Incumbent U.S. Sen. Mike Lee speaks during a debate Wednesday, June 1, 2022, in Draper. Lee faced off against two Republican challengers at the first debate leading up to the GOP primary.

On his Twitter account, Lee posted a short video of himself talking about the FORMULA Act.

“My FORMULA Act in a nutshell will make it easier and more affordable for American families to gain access to baby formula,” Lee said. “There are countries who are able to manufacture formula, in Europe for example, that have regulatory standards like ours.”

Lee didn’t mention the brands of such formulas, but said they have been inaccessible to most American families because of heavy import taxes. The FORMULA Act suspends the import taxes. According to the FORMULA Act, after 90 days, formula will be allowed to enter the U.S. free of duty and quantitative limitations.

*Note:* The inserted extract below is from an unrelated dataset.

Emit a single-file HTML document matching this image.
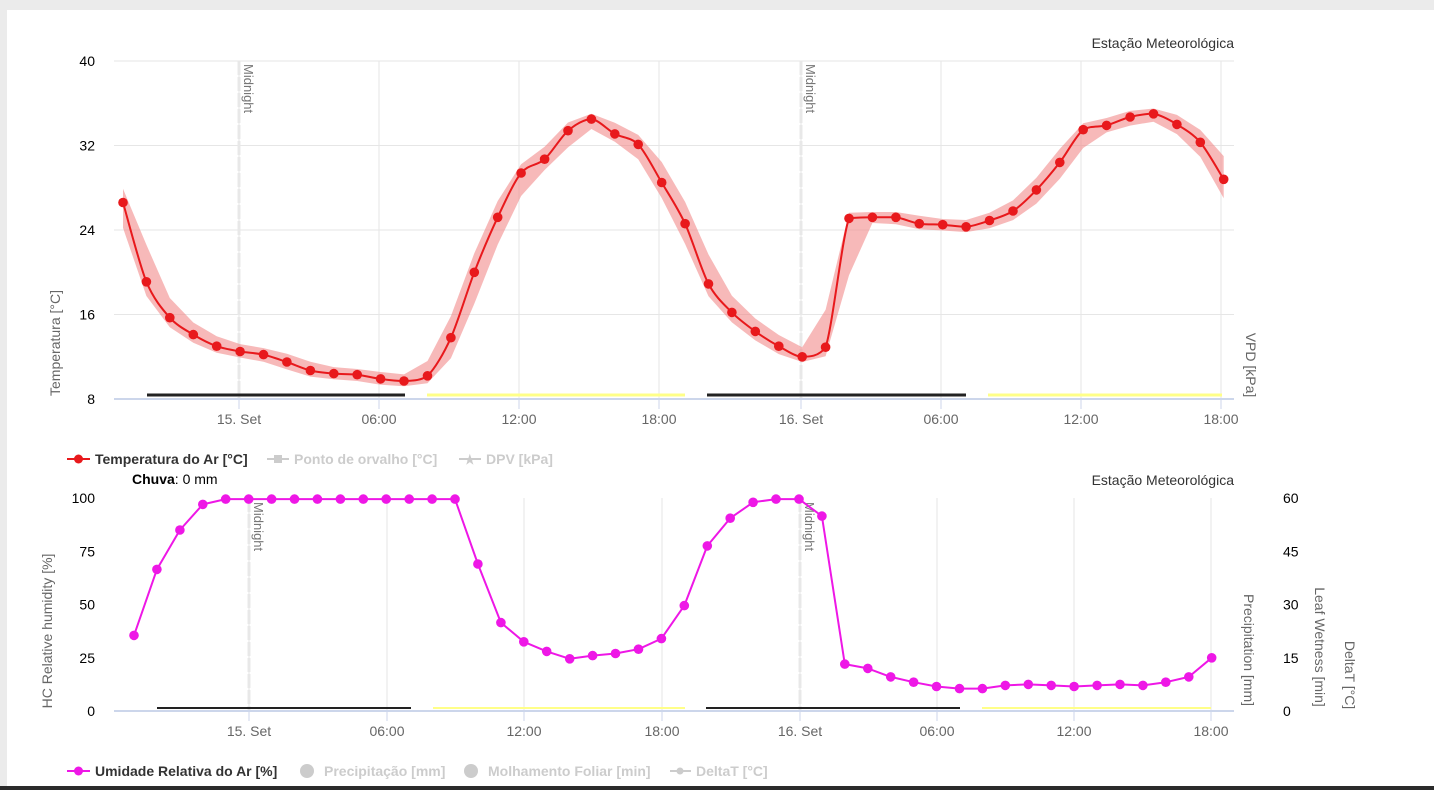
<!DOCTYPE html>
<html><head><meta charset="utf-8"><style>
html,body{margin:0;padding:0;background:#ebebeb;width:1434px;height:790px;overflow:hidden}
svg{display:block}
text{font-family:"Liberation Sans",Arial,sans-serif}
</style></head><body>
<svg id="s" width="1434" height="790" xmlns="http://www.w3.org/2000/svg">
<rect x="7" y="10" width="1427" height="777" fill="#fff"/>
<rect x="0" y="786" width="1434" height="4" fill="#2b2b2b"/>
<g id="g"></g>
<text x="1234" y="48" text-anchor="end" font-size="14" fill="#333">Estação Meteorológica</text>
<text x="1234" y="485" text-anchor="end" font-size="14" fill="#333">Estação Meteorológica</text>
<text x="132" y="484" font-size="14" fill="#000"><tspan font-weight="bold">Chuva</tspan>: 0 mm</text>
<g font-size="14" font-weight="bold">
<line x1="67" y1="459" x2="90" y2="459" stroke="#e8191c" stroke-width="2"/><circle cx="78.5" cy="459" r="4.5" fill="#e8191c"/>
<text x="95" y="464" fill="#333">Temperatura do Ar [°C]</text>
<line x1="267" y1="459" x2="289" y2="459" stroke="#ccc" stroke-width="2"/><rect x="274" y="455" width="8" height="8" fill="#ccc"/>
<text x="294" y="464" fill="#ccc">Ponto de orvalho [°C]</text>
<line x1="459" y1="459" x2="481" y2="459" stroke="#ccc" stroke-width="2"/><text x="464" y="464" fill="#ccc" font-size="13">★</text>
<text x="486" y="464" fill="#ccc">DPV [kPa]</text>
<line x1="67" y1="771" x2="90" y2="771" stroke="#ee17e6" stroke-width="2"/><circle cx="78.5" cy="771" r="4.5" fill="#ee17e6"/>
<text x="95" y="776" fill="#333">Umidade Relativa do Ar [%]</text>
<circle cx="307" cy="771" r="7" fill="#ccc"/><text x="324" y="776" fill="#ccc">Precipitação [mm]</text>
<circle cx="471" cy="771" r="7" fill="#ccc"/><text x="488" y="776" fill="#ccc">Molhamento Foliar [min]</text>
<line x1="670" y1="771" x2="691" y2="771" stroke="#ccc" stroke-width="2"/><circle cx="680" cy="771" r="3.5" fill="#ccc"/>
<text x="696" y="776" fill="#ccc">DeltaT [°C]</text>
</g>
</svg>
<script>
var g=document.getElementById('g'),h='';
function L(x1,y1,x2,y2,c,w,extra){h+='<line x1="'+x1+'" y1="'+y1+'" x2="'+x2+'" y2="'+y2+'" stroke="'+c+'" stroke-width="'+(w||1)+'" '+(extra||'')+'/>';}
function T(x,y,t,o){h+='<text x="'+x+'" y="'+y+'" '+(o||'')+'>'+t+'</text>';}
function cl(v,a,b){var lo=Math.min(a,b),hi=Math.max(a,b);return Math.max(lo,Math.min(hi,v));}
function smooth(p){var d='M'+p[0][0].toFixed(1)+','+p[0][1].toFixed(1);for(var i=0;i<p.length-1;i++){var p0=p[Math.max(0,i-1)],p1=p[i],p2=p[i+1],p3=p[Math.min(p.length-1,i+2)];var k=0.15;
var c1y=cl(p1[1]+(p2[1]-p0[1])*k,p1[1],p2[1]),c2y=cl(p2[1]-(p3[1]-p1[1])*k,p1[1],p2[1]);
d+=' C'+(p1[0]+(p2[0]-p0[0])*k).toFixed(1)+','+c1y.toFixed(1)+' '+(p2[0]-(p3[0]-p1[0])*k).toFixed(1)+','+c2y.toFixed(1)+' '+p2[0].toFixed(1)+','+p2[1].toFixed(1);}return d;}
// TOP
var yt=function(v){return 399-(v-8)*10.5625};
[40,32,24,16].forEach(function(v){L(114,yt(v),1234,yt(v),'#e6e6e6');});
[8,16,24,32,40].forEach(function(v){T(95,yt(v)+5,v,'text-anchor="end" font-size="14" fill="#000"');});
var tx=[239,379,519,659,801,941,1081,1221],tl=['15. Set','06:00','12:00','18:00','16. Set','06:00','12:00','18:00'];
tx.forEach(function(x,i){L(x,61,x,399,'#e6e6e6');L(x,399,x,409,'#ccd6eb');T(x,424,tl[i],'text-anchor="middle" font-size="14" fill="#666"');});
[239,801].forEach(function(x){L(x,61,x,399,'#e8e8e8',3,'stroke-dasharray="14,2"');T(0,0,'Midnight','font-size="13" fill="#777" transform="translate('+(x+5)+',64) rotate(90)"');});
L(147,395,405,395,'#222',3);L(427,395,685,395,'#ffff88',3);L(707,395,966,395,'#222',3);L(988,395,1222,395,'#ffff88',3);
L(114,399,1234,399,'#ccd6eb',2);
T(0,0,'Temperatura [°C]','font-size="14" fill="#666" text-anchor="middle" transform="translate(60,343) rotate(-90)"');
T(0,0,'VPD [kPa]','font-size="14" fill="#666" text-anchor="middle" transform="translate(1246,365) rotate(90)"');
var t=[26.6,19.1,15.7,14.1,13.0,12.5,12.2,11.5,10.7,10.4,10.3,9.9,9.7,10.2,13.8,20.0,25.2,29.4,30.7,33.4,34.5,33.1,32.1,28.5,24.6,18.9,16.2,14.4,13.0,12.0,12.9,25.1,25.2,25.2,24.6,24.5,24.3,24.9,25.8,27.8,30.4,33.5,33.9,34.7,35.0,34.0,32.3,28.8];
var up=[],lo=[],pts=[];
for(var i=0;i<t.length;i++){var x=123+i*23.42;var b=t[i];var a=i>0?(t[i-1]*0.4+b*0.6):b;var c=i<t.length-1?(t[i+1]*0.25+b*0.75):b;
var hi=Math.max(a,b,c)+0.5,l=Math.min(a,b,c)-0.5;if(i==0){hi=b+1.3;l=b-2.4;}if(i==t.length-1){hi=b+2.2;l=b-1.8;}
up.push(x.toFixed(1)+','+yt(hi).toFixed(1));lo.unshift(x.toFixed(1)+','+yt(l).toFixed(1));pts.push([x,yt(b)]);}
h+='<polygon points="'+up.join(' ')+' '+lo.join(' ')+'" fill="#f08080" fill-opacity="0.55"/>';
h+='<path d="'+smooth(pts)+'" fill="none" stroke="#e8191c" stroke-width="2"/>';
pts.forEach(function(p){h+='<circle cx="'+p[0].toFixed(1)+'" cy="'+p[1].toFixed(1)+'" r="4.8" fill="#e8191c"/>';});
// BOTTOM
var yb=function(v){return 711-v*2.13};
var bx=[249,387,524,662,800,937,1074,1211];
bx.forEach(function(x,i){L(x,498,x,711,'#e6e6e6');L(x,711,x,721,'#ccd6eb');T(x,736,tl[i],'text-anchor="middle" font-size="14" fill="#666"');});
[249,800].forEach(function(x){L(x,498,x,711,'#e8e8e8',3,'stroke-dasharray="14,2"');T(0,0,'Midnight','font-size="13" fill="#777" transform="translate('+(x+5)+',502) rotate(90)"');});
[0,25,50,75,100].forEach(function(v){T(95,yb(v)+5,v,'text-anchor="end" font-size="14" fill="#000"');});
[0,15,30,45,60].forEach(function(v,i){T(1283,yb(i*25)+5,v,'font-size="14" fill="#000"');});
L(157,708,411,708,'#222',2);L(433,708,685,708,'#ffff88',2);L(706,708,960,708,'#222',2);L(982,708,1211,708,'#ffff88',2);
L(114,711,1234,711,'#ccd6eb',2);
T(0,0,'HC Relative humidity [%]','font-size="14" fill="#666" text-anchor="middle" transform="translate(52,631) rotate(-90)"');
T(0,0,'Precipitation [mm]','font-size="14" fill="#666" text-anchor="middle" transform="translate(1244,650) rotate(90)"');
T(0,0,'Leaf Wetness [min]','font-size="14" fill="#666" text-anchor="middle" transform="translate(1315,647) rotate(90)"');
T(0,0,'DeltaT [°C]','font-size="14" fill="#666" text-anchor="middle" transform="translate(1345,675) rotate(90)"');
var u=[35.5,66.5,85,97,99.5,99.5,99.5,99.5,99.5,99.5,99.5,99.5,99.5,99.5,99.5,69,41.5,32.5,28,24.5,26,27,29,34,49.5,77.5,90.5,98,99.5,99.5,91.5,22,20,16,13.5,11.5,10.5,10.5,12,12.5,12,11.5,12,12.5,12,13.5,16,25];
var bp=u.map(function(v,i){return [134+i*22.93,yb(v)]});
h+='<polyline points="'+bp.map(function(p){return p[0].toFixed(1)+','+p[1].toFixed(1)}).join(' ')+'" fill="none" stroke="#ee17e6" stroke-width="2" stroke-linejoin="round"/>';
bp.forEach(function(p){h+='<circle cx="'+p[0].toFixed(1)+'" cy="'+p[1].toFixed(1)+'" r="4.8" fill="#ee17e6"/>';});
g.innerHTML=h;
</script>
</body></html>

“There remains much to be done,” Lee said. “Utah families are feeling the formula crisis more acutely than those almost anywhere else. Other government barriers to competition and importation of safe formula remain. No American babies should ever go hungry. While this first step will bring much-needed relief, I will continue to work with colleagues to ensure this crisis is resolved and similar difficulties never happen again.”